One of Asakusa's most famous shopping streets located between the Sensoji Temple and Denboin Temple is in danger of disappearing as a results of calls by the local government to evict the street's stores, Japanese media Soranews24 and Tokyo Shimbun reported.
Known as Denboin-doori, the street is largely famous for their traditional Japanese souvenirs, and "Edo-era style" buildings.
Government disputes shopkeepers' claims of prior agreements
According to the local Japanese administration of Taito Ward, a total of 32 shops lining Denboin-doori are supposedly illegal establishments occupying public land as they were never given permission to open.
The shopkeepers, for their part, have claimed that they were given permission over 40 years ago, to establish themselves, without the obligation pay rent or taxes.
However, the government does not have any record of such agreements.
A local official was also quoted by Tokyo Shimbun as saying that the shops appeared to have been approved for only "one generation."
Shops have launched a petition over the matter
In the meantime, the Association for Business Prosperity on Asukusa Denboin-doori has launched a petition in order to make their case for staying on, with the goal of eventually submitting the petition to the government of Taito Ward.

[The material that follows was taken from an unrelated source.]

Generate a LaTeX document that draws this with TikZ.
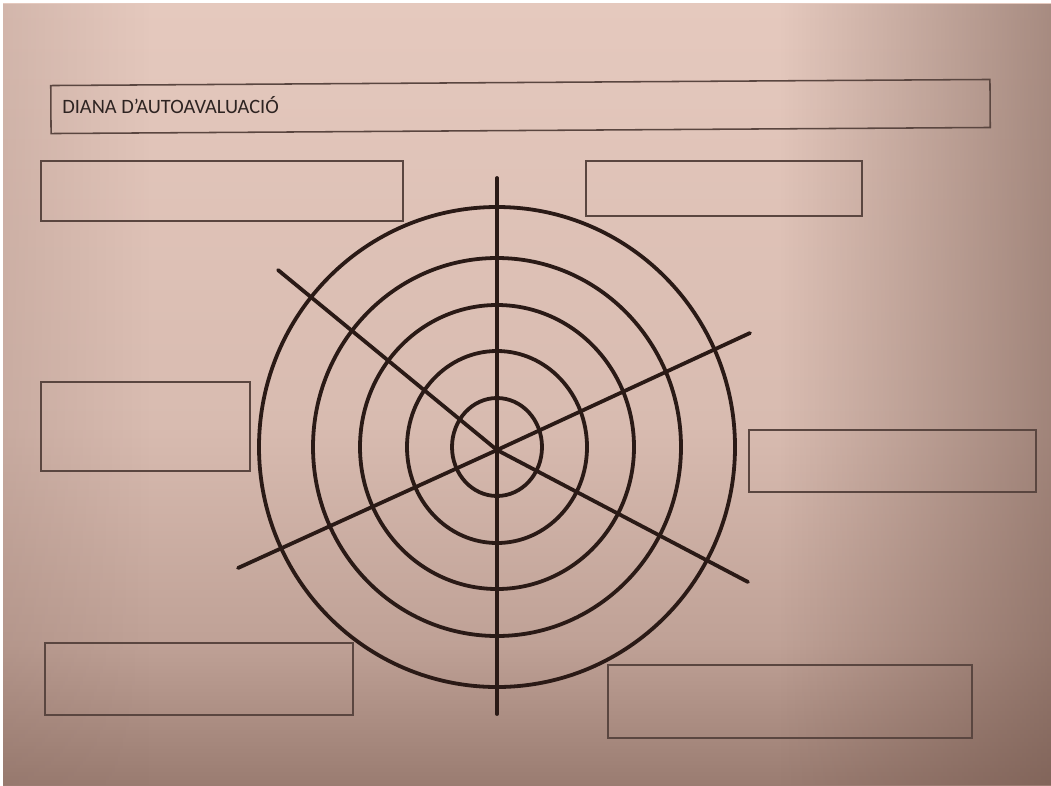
\documentclass[tikz,border=0pt]{standalone}
\usepackage{fontspec}
\setmainfont{Carlito}
\usetikzlibrary{fit,fadings}
\definecolor{paperTop}{HTML}{E5C9BE}
\definecolor{paperMid}{HTML}{D8BBB0}
\definecolor{paperLow}{HTML}{BFA196}
\definecolor{paperBot}{HTML}{9A7C71}
\definecolor{rightDark}{HTML}{6A4E44}
\definecolor{leftDark}{HTML}{8A6C62}
\definecolor{inkc}{HTML}{2A1A16}
\definecolor{boxc}{HTML}{5A4640}
\definecolor{textc}{HTML}{2E2422}
\pgfdeclareverticalshading{paperv}{100bp}{color(0bp)=(paperBot); color(25bp)=(paperBot); color(34bp)=(paperLow); color(48bp)=(paperMid); color(75bp)=(paperTop); color(100bp)=(paperTop)}
\begin{document}
\begin{tikzpicture}[x=0.025cm,y=-0.025cm,
  ink/.style={draw=inkc, line width=2.7pt, line cap=round},
  box/.style={draw=boxc, line width=1.1pt, inner sep=0pt}]
\useasboundingbox (0,0) rectangle (1051,785);
% paper
\fill[white] (0,0) rectangle (1051,785);
\shade[shading=paperv] (3,3) rectangle (1051,785);
\fill[rightDark, opacity=0.5, path fading=west] (780,3) rectangle (1051,785);
\fill[leftDark, opacity=0.2, path fading=east] (3,3) rectangle (150,785);
% boxes
\node[box, minimum width=23.475cm, minimum height=1.2cm, rotate=0.37] (title) at (520.5,106.5) {};
\node[anchor=west, text=textc, font=\fontsize{14.5}{16}\selectfont, inner sep=0pt] (ttext) at (62,105) {DIANA D’AUTOAVALUACIÓ};
\node[box, fit={(41,161)(403,221)}] (bTL) {};
\node[box, fit={(586,161)(862,216)}] (bTR) {};
\node[box, fit={(41,382)(250,471)}] (bML) {};
\node[box, fit={(749,430)(1036,492)}] (bMR) {};
\node[box, fit={(45,643)(353,715)}] (bBL) {};
\node[box, fit={(608,665)(972,738)}] (bBR) {};
% target
\coordinate (c) at (497,450);
\coordinate (o) at (497,447);
\coordinate (rN) at (497,178);
\coordinate (rS) at (497,714);
\coordinate (rNW) at (278,270);
\coordinate (rSE) at (748,582);
\coordinate (rNE) at (750,333);
\coordinate (rSW) at (238,568);
\foreach \rx/\ry in {45/49, 90/96, 137/142, 184/189, 238/240}
  \draw[ink] (o) ellipse [x radius=\rx, y radius=\ry];
\foreach \e in {rN,rS,rNW,rSE,rNE,rSW}
  \draw[ink] (c) -- (\e);
\end{tikzpicture}
\end{document}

Soranews further highlighted that the petition has collected over 7,000 signatures with locals in the area voicing their concern that the eviction of the stores would lead to a loss in culture and history.
The Chairman of the Association added, "As a member of the shopping district, I have supported the development of Asakusa and paid income tax as its sole proprietor. If there are no stores, I will lose my livelihood."